■ EXERCISE TASK:
Skip pictures; extract every line from the one with "What matplotlib code" through the one with "plt.rcParams['axes.unicode_minus'] = False", exactly as written.

○ ○ ○ ○

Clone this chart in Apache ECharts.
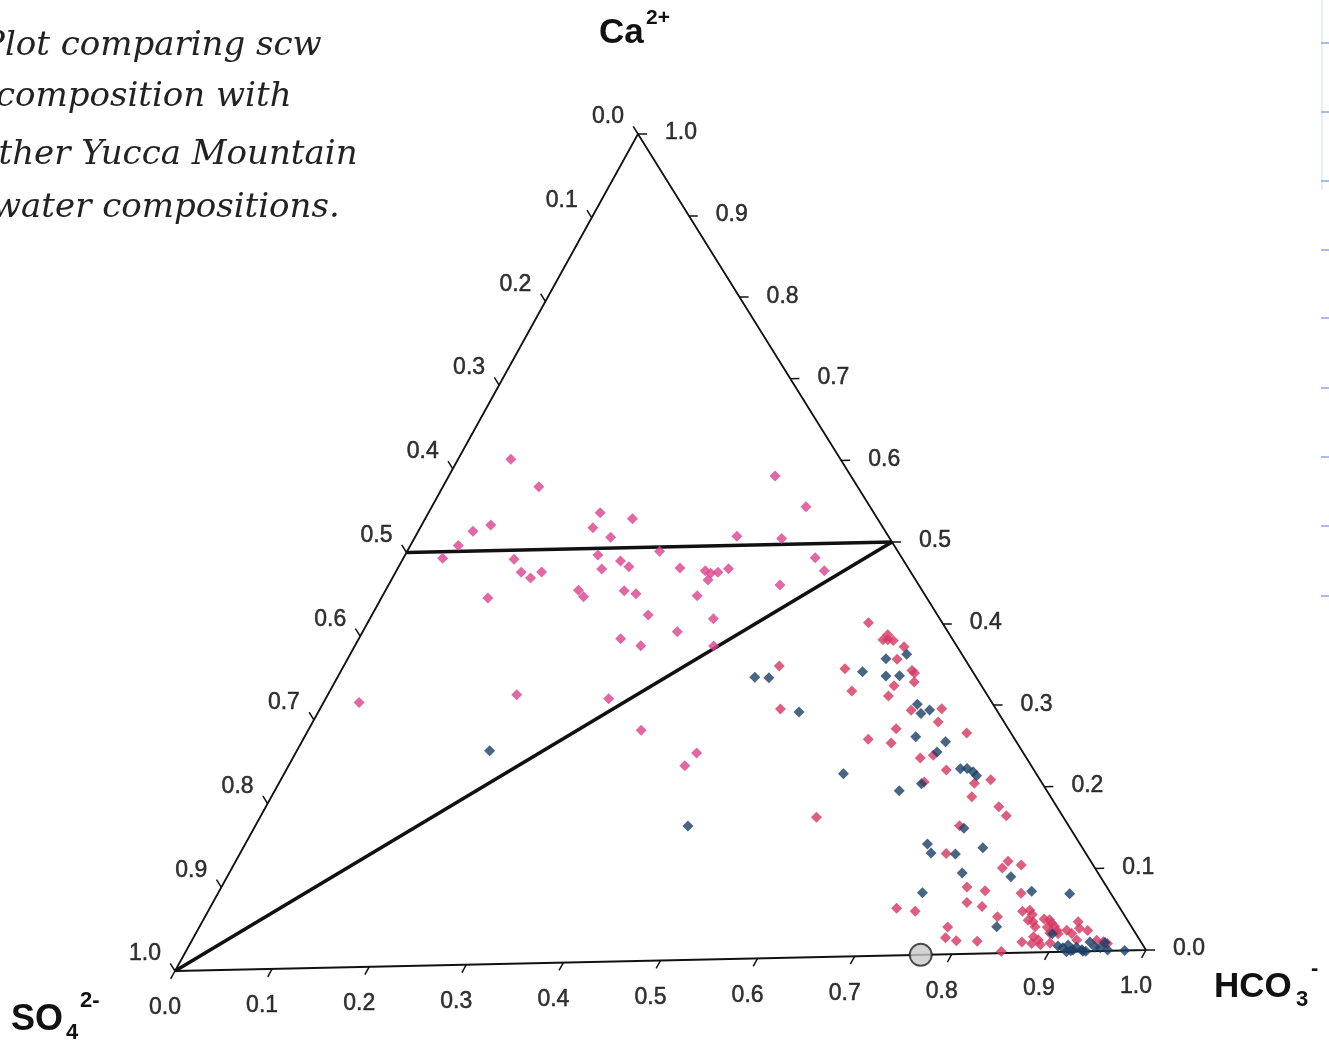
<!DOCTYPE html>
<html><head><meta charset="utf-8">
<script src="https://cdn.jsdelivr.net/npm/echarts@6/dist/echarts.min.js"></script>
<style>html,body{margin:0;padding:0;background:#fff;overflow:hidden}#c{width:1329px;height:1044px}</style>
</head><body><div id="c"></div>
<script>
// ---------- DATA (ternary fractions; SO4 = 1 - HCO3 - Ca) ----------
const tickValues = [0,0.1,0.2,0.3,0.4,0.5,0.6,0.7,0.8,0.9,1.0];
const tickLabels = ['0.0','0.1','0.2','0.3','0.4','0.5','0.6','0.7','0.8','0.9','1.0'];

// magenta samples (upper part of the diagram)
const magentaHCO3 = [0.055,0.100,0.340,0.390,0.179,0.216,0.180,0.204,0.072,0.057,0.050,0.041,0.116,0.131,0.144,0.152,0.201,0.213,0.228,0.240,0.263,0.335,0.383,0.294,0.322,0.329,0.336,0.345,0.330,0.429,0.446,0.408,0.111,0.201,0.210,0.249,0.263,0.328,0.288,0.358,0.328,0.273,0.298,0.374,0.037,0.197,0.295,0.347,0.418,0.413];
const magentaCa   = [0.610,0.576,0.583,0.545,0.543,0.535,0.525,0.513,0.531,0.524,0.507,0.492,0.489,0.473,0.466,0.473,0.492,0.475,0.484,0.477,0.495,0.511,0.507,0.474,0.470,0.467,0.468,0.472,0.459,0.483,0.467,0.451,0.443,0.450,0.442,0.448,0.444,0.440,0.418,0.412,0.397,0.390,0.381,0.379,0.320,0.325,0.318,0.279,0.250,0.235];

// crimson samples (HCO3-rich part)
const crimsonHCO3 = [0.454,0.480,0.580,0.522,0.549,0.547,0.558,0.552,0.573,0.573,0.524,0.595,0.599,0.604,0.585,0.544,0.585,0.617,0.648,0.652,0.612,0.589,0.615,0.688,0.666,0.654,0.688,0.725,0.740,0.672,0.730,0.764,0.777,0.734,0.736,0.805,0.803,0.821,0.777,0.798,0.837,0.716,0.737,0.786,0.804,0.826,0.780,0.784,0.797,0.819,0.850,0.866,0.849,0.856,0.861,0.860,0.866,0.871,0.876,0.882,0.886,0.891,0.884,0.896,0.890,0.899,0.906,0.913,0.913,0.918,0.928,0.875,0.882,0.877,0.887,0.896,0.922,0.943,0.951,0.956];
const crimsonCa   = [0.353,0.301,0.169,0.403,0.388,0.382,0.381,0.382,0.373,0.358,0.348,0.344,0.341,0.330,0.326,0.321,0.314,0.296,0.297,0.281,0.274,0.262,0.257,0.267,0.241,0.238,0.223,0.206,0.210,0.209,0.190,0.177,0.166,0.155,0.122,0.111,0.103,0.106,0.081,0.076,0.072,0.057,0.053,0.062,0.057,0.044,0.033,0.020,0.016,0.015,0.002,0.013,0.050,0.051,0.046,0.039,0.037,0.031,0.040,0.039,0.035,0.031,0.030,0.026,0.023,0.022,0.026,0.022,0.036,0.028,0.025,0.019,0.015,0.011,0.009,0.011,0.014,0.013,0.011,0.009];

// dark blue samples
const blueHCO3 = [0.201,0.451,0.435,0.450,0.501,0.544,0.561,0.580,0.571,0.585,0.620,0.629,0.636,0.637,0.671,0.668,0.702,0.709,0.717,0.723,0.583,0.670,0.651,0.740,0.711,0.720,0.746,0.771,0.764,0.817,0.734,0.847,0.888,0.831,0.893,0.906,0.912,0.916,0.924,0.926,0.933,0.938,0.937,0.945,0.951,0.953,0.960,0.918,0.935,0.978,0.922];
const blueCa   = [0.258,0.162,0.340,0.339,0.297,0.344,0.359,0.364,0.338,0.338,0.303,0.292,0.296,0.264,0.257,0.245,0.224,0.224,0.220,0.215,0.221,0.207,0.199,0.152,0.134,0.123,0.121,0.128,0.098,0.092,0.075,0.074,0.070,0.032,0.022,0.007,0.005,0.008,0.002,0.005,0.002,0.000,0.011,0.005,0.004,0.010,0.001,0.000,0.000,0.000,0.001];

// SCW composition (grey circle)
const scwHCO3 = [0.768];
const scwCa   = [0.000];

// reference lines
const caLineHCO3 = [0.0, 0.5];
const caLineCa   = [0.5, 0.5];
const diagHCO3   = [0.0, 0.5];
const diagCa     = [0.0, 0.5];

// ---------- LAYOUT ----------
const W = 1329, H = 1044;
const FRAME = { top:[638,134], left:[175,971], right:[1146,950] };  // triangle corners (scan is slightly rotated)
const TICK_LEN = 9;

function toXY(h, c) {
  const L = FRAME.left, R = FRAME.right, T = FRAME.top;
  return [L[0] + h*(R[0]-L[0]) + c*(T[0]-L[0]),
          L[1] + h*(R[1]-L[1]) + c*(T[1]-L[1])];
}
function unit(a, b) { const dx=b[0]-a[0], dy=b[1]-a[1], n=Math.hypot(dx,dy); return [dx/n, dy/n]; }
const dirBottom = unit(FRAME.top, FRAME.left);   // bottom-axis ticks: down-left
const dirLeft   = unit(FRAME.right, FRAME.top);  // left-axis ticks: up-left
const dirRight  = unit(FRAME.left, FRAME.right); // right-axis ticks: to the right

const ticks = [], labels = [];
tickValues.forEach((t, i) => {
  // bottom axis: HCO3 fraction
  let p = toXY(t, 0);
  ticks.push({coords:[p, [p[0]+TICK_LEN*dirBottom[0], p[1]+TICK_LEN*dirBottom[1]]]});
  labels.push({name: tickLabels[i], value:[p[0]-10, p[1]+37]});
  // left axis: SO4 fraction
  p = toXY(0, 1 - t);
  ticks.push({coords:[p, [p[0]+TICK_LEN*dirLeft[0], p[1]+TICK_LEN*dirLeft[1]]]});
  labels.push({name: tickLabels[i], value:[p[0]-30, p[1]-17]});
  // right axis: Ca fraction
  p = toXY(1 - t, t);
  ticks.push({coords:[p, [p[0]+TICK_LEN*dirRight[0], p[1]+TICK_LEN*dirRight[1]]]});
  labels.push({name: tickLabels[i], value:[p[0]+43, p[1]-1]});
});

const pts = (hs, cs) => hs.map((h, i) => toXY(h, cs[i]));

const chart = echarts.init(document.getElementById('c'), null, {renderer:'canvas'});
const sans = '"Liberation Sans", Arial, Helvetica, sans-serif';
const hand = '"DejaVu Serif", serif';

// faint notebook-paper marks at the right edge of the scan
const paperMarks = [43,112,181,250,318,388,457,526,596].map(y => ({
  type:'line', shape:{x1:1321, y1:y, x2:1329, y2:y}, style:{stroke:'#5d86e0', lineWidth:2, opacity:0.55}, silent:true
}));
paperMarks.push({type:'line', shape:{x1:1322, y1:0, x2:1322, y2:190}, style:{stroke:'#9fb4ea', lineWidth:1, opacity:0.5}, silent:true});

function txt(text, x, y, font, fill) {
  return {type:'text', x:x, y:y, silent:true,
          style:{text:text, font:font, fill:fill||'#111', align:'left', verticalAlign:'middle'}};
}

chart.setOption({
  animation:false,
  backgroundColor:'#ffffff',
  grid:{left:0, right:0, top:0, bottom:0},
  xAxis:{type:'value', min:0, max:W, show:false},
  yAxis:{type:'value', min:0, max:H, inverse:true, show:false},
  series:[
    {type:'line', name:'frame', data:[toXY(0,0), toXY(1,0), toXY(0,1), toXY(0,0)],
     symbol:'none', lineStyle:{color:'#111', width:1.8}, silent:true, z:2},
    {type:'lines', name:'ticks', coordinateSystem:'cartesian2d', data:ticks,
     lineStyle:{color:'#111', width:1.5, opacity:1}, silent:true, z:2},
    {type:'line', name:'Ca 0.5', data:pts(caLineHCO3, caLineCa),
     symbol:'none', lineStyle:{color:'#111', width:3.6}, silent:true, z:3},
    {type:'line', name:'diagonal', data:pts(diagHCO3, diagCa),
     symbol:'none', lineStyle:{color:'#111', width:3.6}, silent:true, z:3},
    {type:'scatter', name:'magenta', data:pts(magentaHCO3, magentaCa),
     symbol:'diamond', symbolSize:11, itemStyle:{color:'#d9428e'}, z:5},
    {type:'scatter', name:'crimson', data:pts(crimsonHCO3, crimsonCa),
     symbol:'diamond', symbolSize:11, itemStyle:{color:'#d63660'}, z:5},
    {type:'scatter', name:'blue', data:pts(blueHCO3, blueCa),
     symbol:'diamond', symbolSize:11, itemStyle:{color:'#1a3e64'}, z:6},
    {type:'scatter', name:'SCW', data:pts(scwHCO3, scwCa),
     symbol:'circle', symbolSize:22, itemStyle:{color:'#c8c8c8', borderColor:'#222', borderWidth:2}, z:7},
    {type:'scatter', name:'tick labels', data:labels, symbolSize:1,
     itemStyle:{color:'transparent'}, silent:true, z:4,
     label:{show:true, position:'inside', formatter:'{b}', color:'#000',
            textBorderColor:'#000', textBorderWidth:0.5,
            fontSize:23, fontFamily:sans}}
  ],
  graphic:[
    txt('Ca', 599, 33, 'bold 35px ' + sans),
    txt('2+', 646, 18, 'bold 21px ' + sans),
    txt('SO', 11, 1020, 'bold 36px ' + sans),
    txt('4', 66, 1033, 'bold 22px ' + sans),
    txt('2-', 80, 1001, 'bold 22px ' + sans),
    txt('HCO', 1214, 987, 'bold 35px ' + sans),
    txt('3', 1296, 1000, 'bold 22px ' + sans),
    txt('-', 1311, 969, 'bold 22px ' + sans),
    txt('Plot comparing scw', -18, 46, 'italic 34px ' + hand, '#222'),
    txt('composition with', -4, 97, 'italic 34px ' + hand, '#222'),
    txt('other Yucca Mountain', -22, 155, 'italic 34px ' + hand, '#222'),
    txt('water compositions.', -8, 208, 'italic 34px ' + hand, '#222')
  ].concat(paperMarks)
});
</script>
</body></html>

○ ○ ○ ○

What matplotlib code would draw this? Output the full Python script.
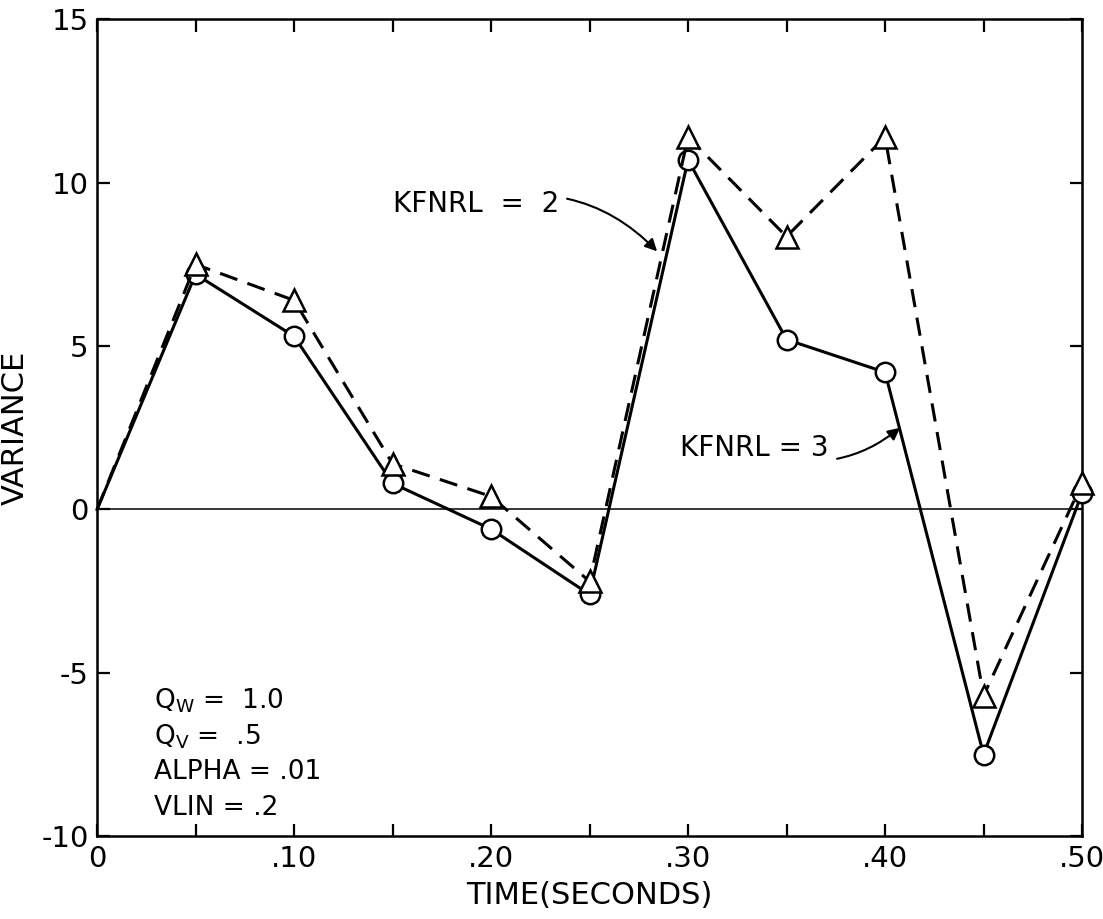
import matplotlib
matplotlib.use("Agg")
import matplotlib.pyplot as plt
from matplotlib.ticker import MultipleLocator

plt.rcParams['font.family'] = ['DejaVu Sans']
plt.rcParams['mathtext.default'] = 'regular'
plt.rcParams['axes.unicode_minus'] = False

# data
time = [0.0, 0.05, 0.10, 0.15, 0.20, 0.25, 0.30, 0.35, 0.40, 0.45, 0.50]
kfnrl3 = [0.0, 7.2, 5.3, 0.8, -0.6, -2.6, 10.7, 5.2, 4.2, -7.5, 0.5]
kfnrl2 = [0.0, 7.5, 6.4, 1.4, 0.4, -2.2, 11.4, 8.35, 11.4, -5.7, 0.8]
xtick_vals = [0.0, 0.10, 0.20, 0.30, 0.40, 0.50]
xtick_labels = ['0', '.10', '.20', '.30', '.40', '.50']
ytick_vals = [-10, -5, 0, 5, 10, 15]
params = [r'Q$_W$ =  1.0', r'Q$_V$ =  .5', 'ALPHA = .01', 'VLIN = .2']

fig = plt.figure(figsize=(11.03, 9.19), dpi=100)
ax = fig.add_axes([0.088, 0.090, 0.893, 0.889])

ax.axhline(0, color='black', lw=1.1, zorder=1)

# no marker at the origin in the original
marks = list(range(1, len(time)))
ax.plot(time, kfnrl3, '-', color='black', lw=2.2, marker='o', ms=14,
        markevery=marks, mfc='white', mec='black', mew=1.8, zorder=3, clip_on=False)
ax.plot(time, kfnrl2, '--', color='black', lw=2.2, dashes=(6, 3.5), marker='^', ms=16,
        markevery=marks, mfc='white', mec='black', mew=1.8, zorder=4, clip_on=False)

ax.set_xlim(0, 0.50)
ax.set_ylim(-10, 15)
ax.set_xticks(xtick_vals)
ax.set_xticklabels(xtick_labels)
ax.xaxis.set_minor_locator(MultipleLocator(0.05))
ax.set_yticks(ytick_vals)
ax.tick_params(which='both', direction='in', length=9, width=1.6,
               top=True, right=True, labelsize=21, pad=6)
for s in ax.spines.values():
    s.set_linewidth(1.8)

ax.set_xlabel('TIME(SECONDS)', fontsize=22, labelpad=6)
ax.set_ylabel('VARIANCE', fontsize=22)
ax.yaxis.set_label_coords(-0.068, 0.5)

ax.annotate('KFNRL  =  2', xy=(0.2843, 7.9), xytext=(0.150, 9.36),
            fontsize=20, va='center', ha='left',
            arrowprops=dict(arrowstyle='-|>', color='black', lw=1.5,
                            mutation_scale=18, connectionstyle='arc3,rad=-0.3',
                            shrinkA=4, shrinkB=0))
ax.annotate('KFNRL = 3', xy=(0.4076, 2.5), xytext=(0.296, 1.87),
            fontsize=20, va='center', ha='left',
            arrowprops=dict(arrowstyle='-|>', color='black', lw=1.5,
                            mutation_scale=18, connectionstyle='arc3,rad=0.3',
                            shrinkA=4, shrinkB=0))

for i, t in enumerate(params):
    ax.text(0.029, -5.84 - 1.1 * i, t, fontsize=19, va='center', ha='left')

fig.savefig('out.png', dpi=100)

○ ○ ○ ○

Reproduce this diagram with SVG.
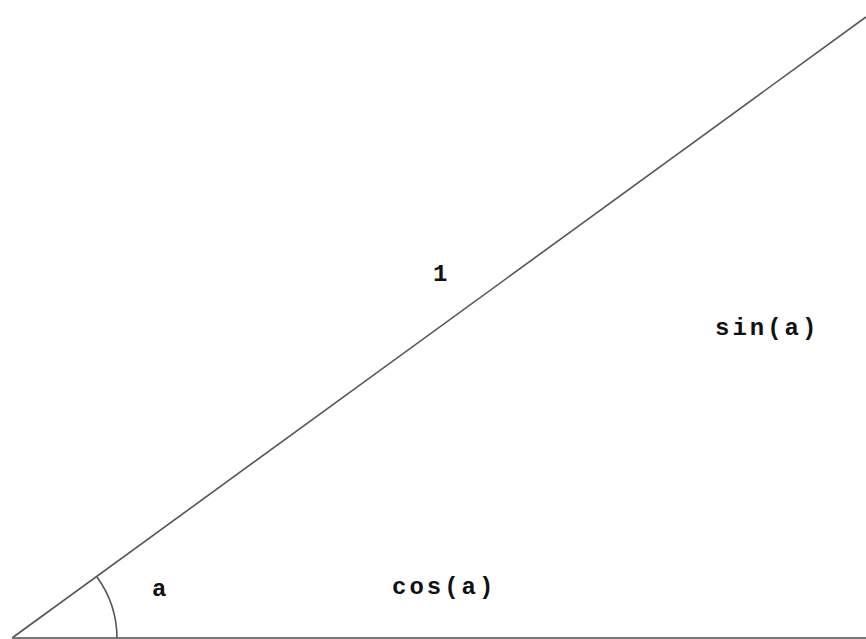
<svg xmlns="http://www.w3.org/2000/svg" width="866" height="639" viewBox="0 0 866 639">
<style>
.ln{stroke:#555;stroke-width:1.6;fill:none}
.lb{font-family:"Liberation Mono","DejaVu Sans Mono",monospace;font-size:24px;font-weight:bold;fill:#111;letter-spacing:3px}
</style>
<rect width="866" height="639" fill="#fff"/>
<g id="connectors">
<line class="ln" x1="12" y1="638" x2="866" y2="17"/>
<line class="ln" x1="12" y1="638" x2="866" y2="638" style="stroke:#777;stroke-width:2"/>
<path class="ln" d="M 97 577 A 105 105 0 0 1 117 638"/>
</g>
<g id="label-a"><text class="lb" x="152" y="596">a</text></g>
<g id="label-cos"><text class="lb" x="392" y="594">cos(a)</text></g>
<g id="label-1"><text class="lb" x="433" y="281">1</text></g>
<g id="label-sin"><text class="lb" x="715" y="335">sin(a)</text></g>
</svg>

○ ○ ○ ○

■ OUTPUT OF THE EXERCISE:
What matplotlib code would draw this? Output the full Python script.
import matplotlib
matplotlib.use("Agg")
import matplotlib.pyplot as plt
from matplotlib.ticker import MultipleLocator

plt.rcParams['font.family'] = ['DejaVu Sans']
plt.rcParams['mathtext.default'] = 'regular'
plt.rcParams['axes.unicode_minus'] = False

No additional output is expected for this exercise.